Audiences are likely more familiar with Yeoh than with Suu Kyi, but following are five things they may not know about the actor:
1. She admits she forgot about Suu Kyi over the years.
Yeoh recalls that when Suu Kyi won the Nobel Peace Prize in 1991, it was a proud moment for Asian women. "But over the years, I think a lot of us just forgot about her," she confesses. "She was in house arrest, isolated completely." But in 1999, an American named John William Yettaw swam across the lake outside her compound to see her, bringing her back into the news. "It was then that I really wanted to tell her story," Yeoh says. "So I went to [my] manager and said, 'I'm sure there must be some wise person who is already working on this story.' " And there was: Documentary filmmaker Rebecca Frayn had been developing a screenplay about Suu Kyi for two years. Yeoh and Frayn began working on the script together. "We did a lot of research and threw around a lot of ideas," Yeoh says. "We wanted to tell the human story but also the love story that a lot of people didn't know about."

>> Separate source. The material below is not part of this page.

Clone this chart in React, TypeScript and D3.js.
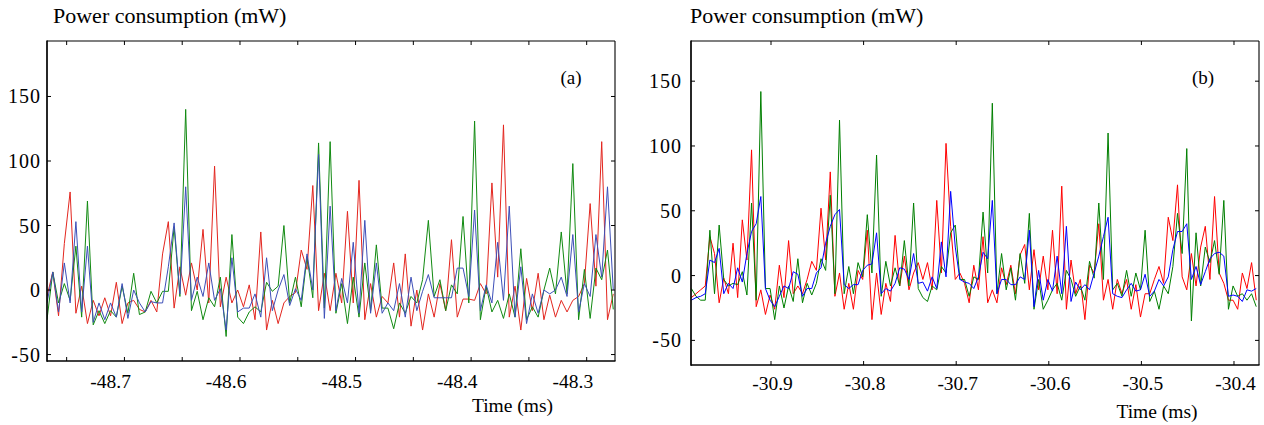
import React from "react";
import * as d3 from "d3";

// ---------- data ----------
const sampleStep = 0.005; // ms between samples
const leftStart = -48.767;
const rightStart = -30.986;

const leftRed = [
  -5, 14, -20, 36, 76, -18, 3, -26, -8, -20, -6, -20, 6, -26, -10, -8, -15, -17, -8, -17, 28, 53, -14, 18, -4, 21, 0, 47, -10, 96, -13, 10, -10, 0,
  -13, 4, -23, 45, -31, -8, -26, -10, -5, -2, 31, 16, 81, -16, 13, -16, 13, -10, 61, -10, 85, -23, 5, -21, -5, -10, 21, -21, 28, -28, 0, -31,
  -3, -21, 5, -16, 39, -21, -7, -7, -8, 5, -3, 83, 10, 128, -21, 3, -31, 9, -16, 13, -23, -4, -21, -8, -17, -8, -5, 5, 67, 3, 115, -23, -3,
];
const leftGreen = [
  -23, 14, -10, 5, -8, 34, -21, 69, -27, -16, -26, -16, -21, 3, -18, 13, -19, -17, -1, -10, -1, -1, 49, -5, 140, -16, -1, -23, -6, -13, 10, -36, 43,
  -21, -26, -17, -13, -17, 6, -1, 3, 50, -10, 10, -13, 26, -6, 114, -14, 115, -18, 5, -26, 10, -21, 21, -16, 35, -14, -14, -30, -10, -18, -5, -10, 8, 54,
  -5, 8, -16, 4, -3, 57, -10, 131, -23, 3, -17, -8, -22, -3, -21, 32, -23, -13, -21, 0, 17, -3, 45, -3, 98, -23, 16, -22, 17, 8, 31, -15,
];
const leftBlue = [
  -10, 14, -17, 21, -10, 53, -17, 34, -25, -10, -23, -10, -21, 5, -22, 0, -10, -17, -9, -10, -10, 18, 52, -3, 80, -8, 10, -5, 21, -8, 1, -31, 25,
  -17, -14, -14, -3, -21, 25, -16, 0, 12, -12, 1, -8, 28, 0, 105, -22, 65, -16, 9, -10, 37, -18, 54, -18, 21, -18, -10, -16, 5, -21, 10, -16, -1, 12,
  -6, -6, -6, -6, 17, 17, -5, 62, -16, 4, -10, 37, -8, 65, -21, 18, -26, -3, -18, 0, -3, 0, 10, -5, 43, -17, 5, -5, 43, 10, 80, 0,
];

const rightRed = [
  -17, -14, -11, -8, 30, 17, -21, -2, -14, 25,
  -17, 43, 12, 97, -24, -11, -30, -15, -26, 8,
  -17, 27, -14, -8, -14, -3, 11, 4, 52, 12,
  80, -16, 2, -26, -6, -26, 4, -3, 35, -34,
  2, -30, -6, -20, 31, -8, 15, -11, 2, 10,
  -3, 10, -11, 58, 2, 102, 38, -3, 2, -6,
  -21, 8,
  -11, 30, -21, -11, -21, 6, -7, 8, -14, 16,
  24, -11, 20, -11, 15, -11, 35, -14, 69, -26,
  12, -14, -3, -34, 8, 2, 40, -19, -3, -26,
  -3, -14, -3, -26, -7, -32, -14, -14, -3, 7,
  -6, 45, 27, 70, -1, -11, 17, -8, 22, 38,
  -3, 61, 2, -6, -19, -19, -26, 2, -10, 10,
  -19,
];
const rightGreen = [
  -10, -16, -19, -19, 35, -14, 39, -3, -8, -6,
  -7, 3, -15, 56, -19, 142, -10, -10, -34, -8,
  -25, -8, -20, 13, -21, -6, -15, -6, 13, 4,
  62, -14, 120, -14, 7, -14, 10, -1, 47, 2,
  93, -16, 11, -8, 6, -8, 27, -8, 56, -10,
  -17, -20, -8, -11, 7, 2, 33, 39, -3, -3,
  -16, -1,
  -3, 49, 2, 133, -14, 17, -11, 6, -19, 17,
  -6, 48, -26, -3, -26, -19, -11, -6, -19, 4,
  -3, -16, -8, -19, 11, -2, 56, -3, 110, -11,
  -6, -16, 4, -16, 2, -11, 35, -20, -12, -26,
  -8, -14, 7, 48, 17, 98, -35, 33, -8, 22,
  10, 27, 1, 58, -26, -8, -16, -14, -19, -14,
  -24,
];
const rightBlue = [
  -19, -17, -16, -14, 12, 10, 21, -14, -6, -10,
  6, -5, 17, 34, 40, 61, -10, -19, -24, -16,
  -8, -10, 3, 1, -16, -10, -10, 2, 6, 25,
  38, 47, 51, -7, -10, -7, -7, 4, 8, 9,
  33, -14, -10, -12, -6, 6, 5, -3, 17, -6,
  -5, -12, -1, -10, 26, -1, 65, 22, -3, -5,
  -6, -10,
  -1, 18, 13, 58, -14, -3, -3, -7, -7, -1,
  -3, 35, -24, 4, -19, -3, -12, 15, -14, 38,
  -20, -5, -11, -7, -11, 2, 15, 30, 45, -14,
  -16, -17, -11, -6, -12, -11, 1, -16, -12, -3,
  -8, -1, 20, 34, 34, 40, -3, 7, -7, 3,
  13, 17, 18, 15, -16, -15, -16, -20, -11, -12,
  -10,
];

const yTickValues = [-50, 0, 50, 100, 150];
const leftXTicks = [-48.75, -48.7, -48.65, -48.6, -48.55, -48.5, -48.45, -48.4, -48.35, -48.3];
const leftXLabelTicks = [-48.7, -48.6, -48.5, -48.4, -48.3];
const rightXTicks = [-30.9, -30.8, -30.7, -30.6, -30.5, -30.4];
const rightXLabelTicks = [-30.9, -30.8, -30.7, -30.6, -30.5, -30.4];

const titleText = "Power consumption (mW)";
const xAxisTitle = "Time (ms)";

const FONT = "'Liberation Serif', 'Times New Roman', serif";

type PanelProps = {
  id: string;
  box: { x0: number; x1: number; y0: number; y1: number };
  xDomain: [number, number];
  yDomain: [number, number];
  start: number;
  series: { values: number[]; color: string }[];
  xTicks: number[];
  xLabelTicks: number[];
  xLabelAnchor: "end" | "middle";
  xLabelDx: number;
  xLabelY: number;
  yLabelX: number;
  titleX: number;
  panelLabel: string;
  panelLabelX: number;
  timeX: number;
  timeY: number;
};

function Panel(p: PanelProps) {
  const { x0, x1, y0, y1 } = p.box;
  const x = d3.scaleLinear().domain(p.xDomain).range([x0, x1]);
  const y = d3.scaleLinear().domain(p.yDomain).range([y1, y0]);
  const tick = 4;
  const clipId = `clip-${p.id}`;
  return (
    <g>
      <defs>
        <clipPath id={clipId}>
          <rect x={x0} y={y0} width={x1 - x0} height={y1 - y0} />
        </clipPath>
      </defs>
      <g clipPath={`url(#${clipId})`}>
        {p.series.map((s, k) => {
          const line = d3
            .line<number>()
            .x((_, i) => x(p.start + i * sampleStep))
            .y((v) => y(v));
          return (
            <path key={k} d={line(s.values) || ""} fill="none" stroke={s.color} strokeWidth={1} strokeLinejoin="miter" />
          );
        })}
      </g>
      {/* frame */}
      <line x1={x0} y1={y0} x2={x1} y2={y0} stroke="#000" strokeWidth={1.1} />
      <line x1={x1} y1={y0} x2={x1} y2={y1} stroke="#000" strokeWidth={1.1} />
      <line x1={x0} y1={y1} x2={x1 + 0.5} y2={y1} stroke="#000" strokeWidth={1.7} />
      <line x1={x0} y1={y0 - 0.5} x2={x0} y2={y1 + 0.8} stroke="#000" strokeWidth={1.7} />
      {/* x ticks */}
      {p.xTicks.map((t) => (
        <g key={`xt${t}`}>
          <line x1={x(t)} x2={x(t)} y1={y1} y2={y1 - tick} stroke="#000" strokeWidth={1} />
          <line x1={x(t)} x2={x(t)} y1={y0} y2={y0 + tick} stroke="#000" strokeWidth={1} />
        </g>
      ))}
      {p.xLabelTicks.map((t) => (
        <text
          key={`xl${t}`}
          x={x(t) + p.xLabelDx}
          y={p.xLabelY}
          textAnchor={p.xLabelAnchor}
          fontFamily={FONT}
          fontSize={19.5}
          fill="#000"
        >
          {d3.format(".1f")(t).replace("−", "-")}
        </text>
      ))}
      {/* y ticks */}
      {yTickValues.map((v) => (
        <g key={`yt${v}`}>
          <line x1={x0} x2={x0 + tick} y1={y(v)} y2={y(v)} stroke="#000" strokeWidth={1} />
          <line x1={x1} x2={x1 - tick} y1={y(v)} y2={y(v)} stroke="#000" strokeWidth={1} />
          <text
            x={p.yLabelX}
            y={y(v)}
            dy="0.35em"
            textAnchor="end"
            fontFamily={FONT}
            fontSize={20}
            letterSpacing={1}
            fill="#000"
          >
            {String(v)}
          </text>
        </g>
      ))}
      <text x={p.titleX} y={23} fontFamily={FONT} fontSize={22} fill="#000">
        {titleText}
      </text>
      <text x={p.panelLabelX} y={84} textAnchor="middle" fontFamily={FONT} fontSize={19} fill="#000">
        {p.panelLabel}
      </text>
      <text x={p.timeX} y={p.timeY} textAnchor="middle" fontFamily={FONT} fontSize={19.5} fill="#000">
        {xAxisTitle}
      </text>
    </g>
  );
}

export default function App() {
  return (
    <svg
      width={1264}
      height={425}
      viewBox="0 0 1264 425"
      style={{ position: "absolute", left: 0, top: 0, background: "#fff" }}
    >
      <rect x={0} y={0} width={1264} height={425} fill="#fff" />
      <Panel
        id="a"
        box={{ x0: 47, x1: 615, y0: 41, y1: 361 }}
        xDomain={[-48.767, -48.2755]}
        yDomain={[-55, 193]}
        start={leftStart}
        series={[
          { values: leftRed, color: "#e3261f" },
          { values: leftGreen, color: "#118a11" },
          { values: leftBlue, color: "#3d4fb8" },
        ]}
        xTicks={leftXTicks}
        xLabelTicks={leftXLabelTicks}
        xLabelAnchor="end"
        xLabelDx={6.5}
        xLabelY={388}
        yLabelX={41}
        titleX={53}
        panelLabel="(a)"
        panelLabelX={571}
        timeX={512.5}
        timeY={412}
      />
      <Panel
        id="b"
        box={{ x0: 691, x1: 1259, y0: 41, y1: 365 }}
        xDomain={[-30.9864, -30.373]}
        yDomain={[-69, 181]}
        start={rightStart}
        series={[
          { values: rightRed, color: "#ff0000" },
          { values: rightGreen, color: "#007f00" },
          { values: rightBlue, color: "#0000ff" },
        ]}
        xTicks={rightXTicks}
        xLabelTicks={rightXLabelTicks}
        xLabelAnchor="middle"
        xLabelDx={1.5}
        xLabelY={390}
        yLabelX={682}
        titleX={690}
        panelLabel="(b)"
        panelLabelX={1203}
        timeX={1157}
        timeY={418}
      />
    </svg>
  );
}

2. She went to Besson for advice and ended up with a director.
Yeoh and Besson have been friends for years and have long talked about doing a film together. But Besson is picky about his projects, as they take time away from his family. He originally agreed to read the script to give Yeoh advice on getting the movie made. "He read it, he cried, and he gave it to his wife, a producer, and she cried," Yeoh says. "He called me and said, 'What if I directed this?' And I was completely blown away; it was the beginning of our great adventure."

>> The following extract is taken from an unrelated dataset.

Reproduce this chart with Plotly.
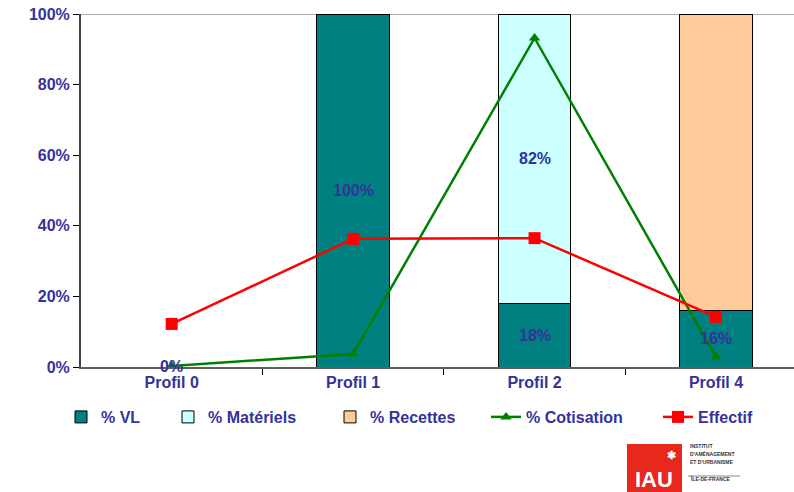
import plotly.graph_objects as go

categories = ["Profil 0", "Profil 1", "Profil 2", "Profil 4"]
pct_vl = [0, 100, 18, 16]
pct_materiels = [0, 0, 82, 0]
pct_recettes = [0, 0, 0, 84]
pct_cotisation = [0.3, 3.7, 93.2, 2.8]
effectif = [12.2, 36.3, 36.5, 14.2]
ytick_vals = [0, 20, 40, 60, 80, 100]
ytick_text = ["0%", "20%", "40%", "60%", "80%", "100%"]

TXT = "#333399"
FONT = "Liberation Sans, Arial, sans-serif"

W, H = 794, 492
L, T = 81, 14
PB = 367  # plot bottom in px
B = H - PB
PR = W
x_range = [-0.5, 3.43]

fig = go.Figure()
xs = list(range(len(categories)))
bar_line = dict(color="#000000", width=1)
fig.add_trace(go.Bar(x=xs, y=pct_vl, name="% VL", marker=dict(color="#008080", line=bar_line),
                     width=0.4, legend="legend"))
fig.add_trace(go.Bar(x=xs, y=pct_materiels, name="% Matériels", marker=dict(color="#CCFFFF", line=bar_line),
                     width=0.4, legend="legend2"))
fig.add_trace(go.Bar(x=xs, y=pct_recettes, name="% Recettes", marker=dict(color="#FFCC99", line=bar_line),
                     width=0.4, legend="legend3"))
fig.add_trace(go.Scatter(x=xs, y=pct_cotisation, name="% Cotisation", mode="lines+markers",
                         line=dict(color="#008000", width=2.5),
                         marker=dict(symbol="triangle-up", size=10, color="#008000"),
                         legend="legend4"))
fig.add_trace(go.Scatter(x=xs, y=effectif, name="Effectif", mode="lines+markers",
                         line=dict(color="#FF0000", width=2.5),
                         marker=dict(symbol="square", size=12, color="#FF0000"),
                         legend="legend5"))

annots = []
lab_font = dict(family=FONT, size=16, color=TXT, weight="bold")
for i, (v, m) in enumerate(zip(pct_vl, pct_materiels)):
    if v > 0 or i == 0:
        annots.append(dict(x=i, y=v / 2, xref="x", yref="y", text=f"{v}%",
                           showarrow=False, font=lab_font, yshift=1 if v == 0 else 0))
    if m > 0:
        annots.append(dict(x=i, y=v + m / 2, xref="x", yref="y", text=f"{m}%",
                           showarrow=False, font=lab_font))

def px_to_paper(px, py):
    return (px - L) / (PR - L), (PB - py) / (PB - T)

lx0, ly0 = px_to_paper(627, 444)
lx1, ly1 = px_to_paper(682, 500)
sx0, sy = px_to_paper(688, 476)
sx1, _ = px_to_paper(740, 476)
shapes = [
    dict(type="line", xref="paper", yref="y", x0=0, x1=1, y0=100, y1=100,
         line=dict(color="#B0B0B0", width=2), layer="below"),
    dict(type="rect", xref="paper", yref="paper", x0=lx0, x1=lx1, y0=ly1, y1=ly0,
         fillcolor="#E8281C", line=dict(width=0)),
    dict(type="line", xref="paper", yref="paper", x0=sx0, x1=sx1, y0=sy, y1=sy,
         line=dict(color="#888888", width=1)),
]

for txt, px, py, sz in [("IAU", 654, 479, 22), ("✱", 671, 455, 11)]:
    xx, yy = px_to_paper(px, py)
    annots.append(dict(x=xx, y=yy, xref="paper", yref="paper", text=txt, showarrow=False,
                       xanchor="center", yanchor="middle",
                       font=dict(family=FONT, size=sz, color="white", weight="bold")))
for txt, py in [("INSTITUT", 451), ("D'AMÉNAGEMENT", 459), ("ET D'URBANISME", 467), ("ÎLE-DE-FRANCE", 484)]:
    xx, yy = px_to_paper(688, py)
    annots.append(dict(x=xx, y=yy, xref="paper", yref="paper", text=txt, showarrow=False,
                       xanchor="left", font=dict(family=FONT, size=5, color="#333333", weight="bold")))

leg_font = dict(family=FONT, size=16, color=TXT, weight="bold")
_, leg_y = px_to_paper(0, 417)
leg_x_px = [61, 168, 330, 486, 658]
layout_legends = {}
for k, lx in enumerate(leg_x_px):
    key = "legend" if k == 0 else f"legend{k+1}"
    xx, _ = px_to_paper(lx, 0)
    layout_legends[key] = dict(x=xx, y=leg_y, xanchor="left", yanchor="middle",
                               orientation="h", font=leg_font, itemwidth=30,
                               bgcolor="rgba(0,0,0,0)", tracegroupgap=0)

tick_font = dict(family=FONT, size=16, color=TXT, weight="bold")
fig.update_layout(
    width=W, height=H,
    margin=dict(l=L, r=0, t=T, b=B, pad=0, autoexpand=False),
    paper_bgcolor="white", plot_bgcolor="white",
    barmode="stack",
    showlegend=True,
    font=dict(family=FONT, size=16, color=TXT),
    xaxis=dict(range=x_range, tickmode="array", tickvals=xs, ticktext=categories,
               showline=True, linecolor="#606060", linewidth=2,
               showgrid=False, ticks="", zeroline=False, tickfont=tick_font),
    yaxis=dict(range=[0, 100], tickmode="array", tickvals=ytick_vals, ticktext=ytick_text,
               showline=True, linecolor="#404040", linewidth=2,
               ticks="outside", ticklen=6, tickcolor="#000000", tickwidth=1,
               showgrid=False, zeroline=False, tickfont=tick_font,
               ticklabeloverflow="allow"),
    annotations=annots,
    shapes=shapes,
    **layout_legends,
)

fig.update_xaxes(minor=dict(tickmode="array", tickvals=[0.5, 1.5, 2.5], ticks="outside",
                            ticklen=6, tickcolor="#000000", tickwidth=1))

fig.write_html("out.html", config={"displayModeBar": False},
               post_script="document.body.style.margin='0';document.body.style.overflow='hidden';")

3. She never thought she would be an actor.
Yeoh grew up in the world of ballet and never dreamed she would one day be an actor. But when she was 21, a mutual friend showed her photo to a producer, who asked her to do a commercial with Jackie Chan. After that, she began receiving offers. "Because Hong Kong is a very small community, it was sort of like a studio system," she says, adding that she had no formal training. "It was like baptism by fire. There was no school for studying acting. You just have to take it upon yourself to learn from your peers. It's about opening your eyes, listening, and watching."
4. She taught herself to be an action star.

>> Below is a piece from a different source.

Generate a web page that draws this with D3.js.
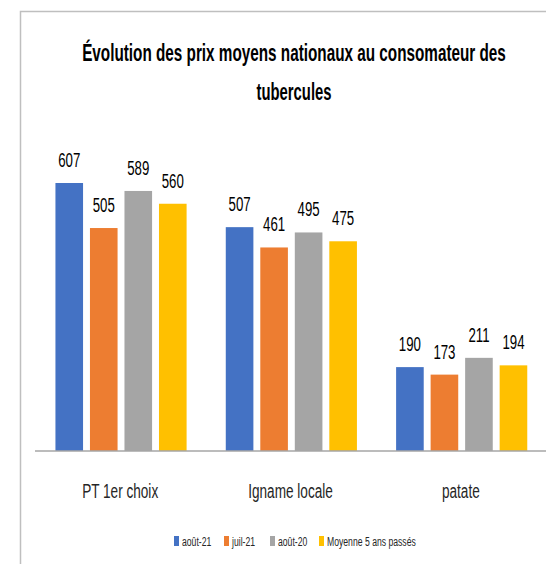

Though her first film, "The Owl vs. Bombo," was an action comedy, Yeoh says she was playing "the usual damsel in distress." She watched action stars such as Chan and Jet Li and realized what they were doing was similar to dance. "It's all choreographed; it's a routine," she says. "So I told everyone I really wanted to try fighting in action films. I had no stunt experience, but I had the dance background and I was very agile and coordinated. And the best thing about being a newcomer to acting is you can afford to try new things." She trained for six months with stunt coordinators and then found a director, Corey Yuen, who she says was brave enough to take a chance on her by casting her in "Yes, Madam!" She also credits Chan with boosting her career, saying, "He would say, 'There is only one woman that I will allow to fight me and that's Michelle. Because if I don't, she will kick my ass.' "
5. Tom Hanks makes her nervous.
Asked if she's good at the audition process, Yeoh quickly responds, "I'm terrible." She continues, "I think because I get nervous. You have that one opportunity, and there's so much pressure." She reveals she auditioned for the film "Angels and Demons" opposite Tom Hanks, and it did not go well. "You see him and you're like, 'Uh ... ' I fluffed it; you would have had no idea I was a professional. And then Ron Howard was there, and I got even more nervous. I was like, 'Forget this -- I'm never going to be able to do this well.' I completely blew it."